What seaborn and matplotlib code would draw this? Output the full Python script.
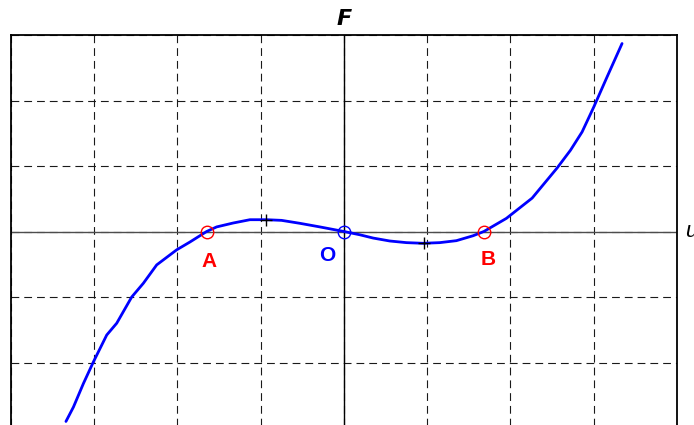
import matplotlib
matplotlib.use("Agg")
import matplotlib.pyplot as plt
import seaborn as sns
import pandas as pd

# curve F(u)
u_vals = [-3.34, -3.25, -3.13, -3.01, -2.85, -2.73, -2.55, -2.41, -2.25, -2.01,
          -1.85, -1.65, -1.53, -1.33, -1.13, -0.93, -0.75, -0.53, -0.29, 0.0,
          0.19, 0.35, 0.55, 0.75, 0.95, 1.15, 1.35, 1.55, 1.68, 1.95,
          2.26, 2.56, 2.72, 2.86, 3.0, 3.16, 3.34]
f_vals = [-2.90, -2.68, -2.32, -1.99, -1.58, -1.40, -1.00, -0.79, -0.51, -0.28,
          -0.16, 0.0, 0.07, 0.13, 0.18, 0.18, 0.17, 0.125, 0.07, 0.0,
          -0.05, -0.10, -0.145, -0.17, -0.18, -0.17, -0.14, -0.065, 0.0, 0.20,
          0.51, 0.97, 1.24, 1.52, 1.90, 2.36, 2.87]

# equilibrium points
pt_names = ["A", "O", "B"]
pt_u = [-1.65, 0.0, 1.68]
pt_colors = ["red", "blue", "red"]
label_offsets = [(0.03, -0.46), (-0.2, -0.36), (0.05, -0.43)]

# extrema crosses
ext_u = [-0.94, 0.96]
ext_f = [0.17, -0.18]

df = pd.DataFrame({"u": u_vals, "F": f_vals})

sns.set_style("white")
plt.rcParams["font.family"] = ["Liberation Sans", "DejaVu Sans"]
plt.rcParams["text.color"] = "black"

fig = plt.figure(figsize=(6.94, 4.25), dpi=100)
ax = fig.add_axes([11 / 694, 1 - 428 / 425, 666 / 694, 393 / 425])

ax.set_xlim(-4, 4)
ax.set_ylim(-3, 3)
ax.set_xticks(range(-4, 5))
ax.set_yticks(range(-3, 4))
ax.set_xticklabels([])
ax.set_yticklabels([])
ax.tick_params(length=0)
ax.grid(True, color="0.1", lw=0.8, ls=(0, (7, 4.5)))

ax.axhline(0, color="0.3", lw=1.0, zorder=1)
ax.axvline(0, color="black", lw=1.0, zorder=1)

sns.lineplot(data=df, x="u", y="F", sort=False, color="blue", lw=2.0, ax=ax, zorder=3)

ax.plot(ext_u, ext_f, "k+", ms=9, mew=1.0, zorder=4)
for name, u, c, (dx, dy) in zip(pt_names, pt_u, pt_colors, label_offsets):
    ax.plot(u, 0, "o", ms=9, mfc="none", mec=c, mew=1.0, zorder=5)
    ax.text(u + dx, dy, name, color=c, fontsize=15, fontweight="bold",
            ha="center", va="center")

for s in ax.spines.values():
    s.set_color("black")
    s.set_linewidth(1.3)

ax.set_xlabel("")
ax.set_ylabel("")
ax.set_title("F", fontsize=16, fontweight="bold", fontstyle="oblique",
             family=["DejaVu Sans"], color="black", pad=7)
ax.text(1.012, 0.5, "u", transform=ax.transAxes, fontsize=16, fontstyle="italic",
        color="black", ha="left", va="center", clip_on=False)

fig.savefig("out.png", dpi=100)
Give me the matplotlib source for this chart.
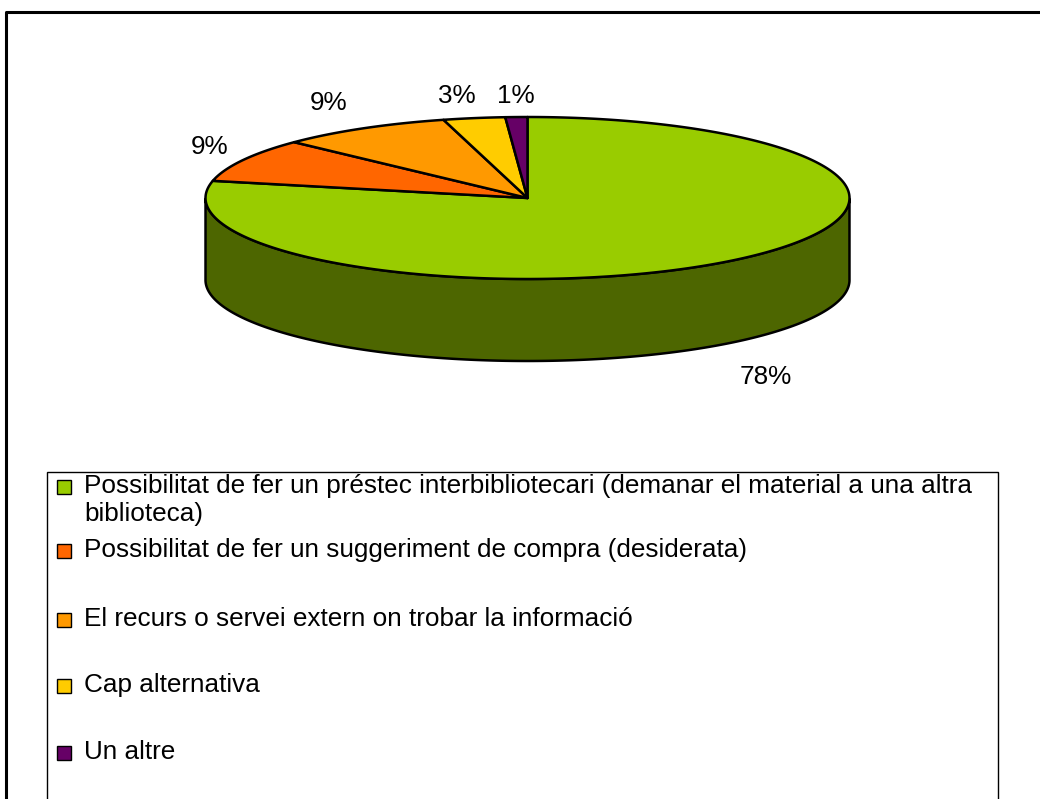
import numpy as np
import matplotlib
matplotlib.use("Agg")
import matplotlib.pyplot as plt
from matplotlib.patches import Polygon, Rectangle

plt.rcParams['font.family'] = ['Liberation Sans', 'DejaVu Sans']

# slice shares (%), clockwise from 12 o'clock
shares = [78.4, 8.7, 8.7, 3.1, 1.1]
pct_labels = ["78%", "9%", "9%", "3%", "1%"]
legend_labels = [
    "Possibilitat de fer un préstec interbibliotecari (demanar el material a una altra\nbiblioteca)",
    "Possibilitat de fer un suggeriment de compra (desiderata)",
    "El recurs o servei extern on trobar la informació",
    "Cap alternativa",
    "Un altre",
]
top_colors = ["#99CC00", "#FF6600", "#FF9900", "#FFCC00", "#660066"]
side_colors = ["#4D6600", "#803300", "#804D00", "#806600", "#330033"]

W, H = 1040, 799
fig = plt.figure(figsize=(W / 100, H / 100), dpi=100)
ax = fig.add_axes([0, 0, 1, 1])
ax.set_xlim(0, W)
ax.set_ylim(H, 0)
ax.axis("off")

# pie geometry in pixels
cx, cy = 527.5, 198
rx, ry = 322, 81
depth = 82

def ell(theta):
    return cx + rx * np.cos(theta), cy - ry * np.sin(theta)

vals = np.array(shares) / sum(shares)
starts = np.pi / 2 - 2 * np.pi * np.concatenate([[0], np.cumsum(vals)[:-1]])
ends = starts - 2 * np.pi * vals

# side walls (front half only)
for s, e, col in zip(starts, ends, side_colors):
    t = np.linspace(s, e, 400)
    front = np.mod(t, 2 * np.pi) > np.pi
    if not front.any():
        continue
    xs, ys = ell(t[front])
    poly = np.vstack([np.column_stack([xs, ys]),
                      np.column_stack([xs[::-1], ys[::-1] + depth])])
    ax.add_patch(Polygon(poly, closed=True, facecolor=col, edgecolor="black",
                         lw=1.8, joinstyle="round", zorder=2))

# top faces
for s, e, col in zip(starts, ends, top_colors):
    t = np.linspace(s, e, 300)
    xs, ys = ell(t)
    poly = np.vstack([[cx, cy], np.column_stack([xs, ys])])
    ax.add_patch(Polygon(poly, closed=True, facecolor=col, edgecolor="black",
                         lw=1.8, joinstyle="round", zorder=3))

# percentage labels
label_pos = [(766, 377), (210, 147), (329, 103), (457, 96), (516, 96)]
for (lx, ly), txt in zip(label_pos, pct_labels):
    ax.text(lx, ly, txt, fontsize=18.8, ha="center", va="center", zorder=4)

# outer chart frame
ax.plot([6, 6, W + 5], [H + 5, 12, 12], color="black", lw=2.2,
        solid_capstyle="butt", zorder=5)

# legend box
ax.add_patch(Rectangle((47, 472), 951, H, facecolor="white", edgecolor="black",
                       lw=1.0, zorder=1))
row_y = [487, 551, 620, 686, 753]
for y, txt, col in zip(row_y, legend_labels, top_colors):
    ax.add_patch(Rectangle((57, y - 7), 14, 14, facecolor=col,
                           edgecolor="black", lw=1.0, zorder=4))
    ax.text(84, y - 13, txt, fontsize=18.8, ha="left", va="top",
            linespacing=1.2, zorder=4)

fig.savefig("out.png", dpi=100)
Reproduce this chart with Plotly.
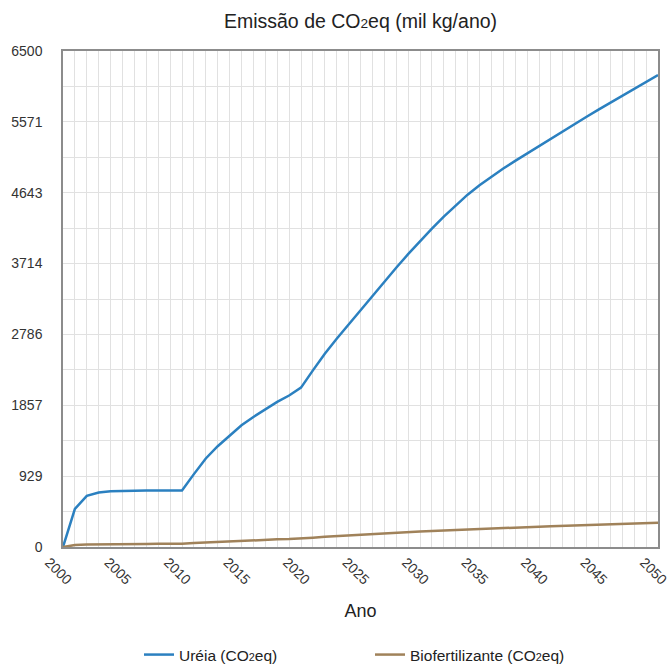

┄┄┄┄┄┄┄┄┄┄

▶ _Set task_:
Repeat the listing above up to and including the line with "import pandas as pd", starting from its first line. Drop any pictures.

▶ _Correct response_:
What seaborn and matplotlib code would draw this? Output the full Python script.
import matplotlib
matplotlib.use("Agg")
import matplotlib.pyplot as plt
import seaborn as sns
import pandas as pd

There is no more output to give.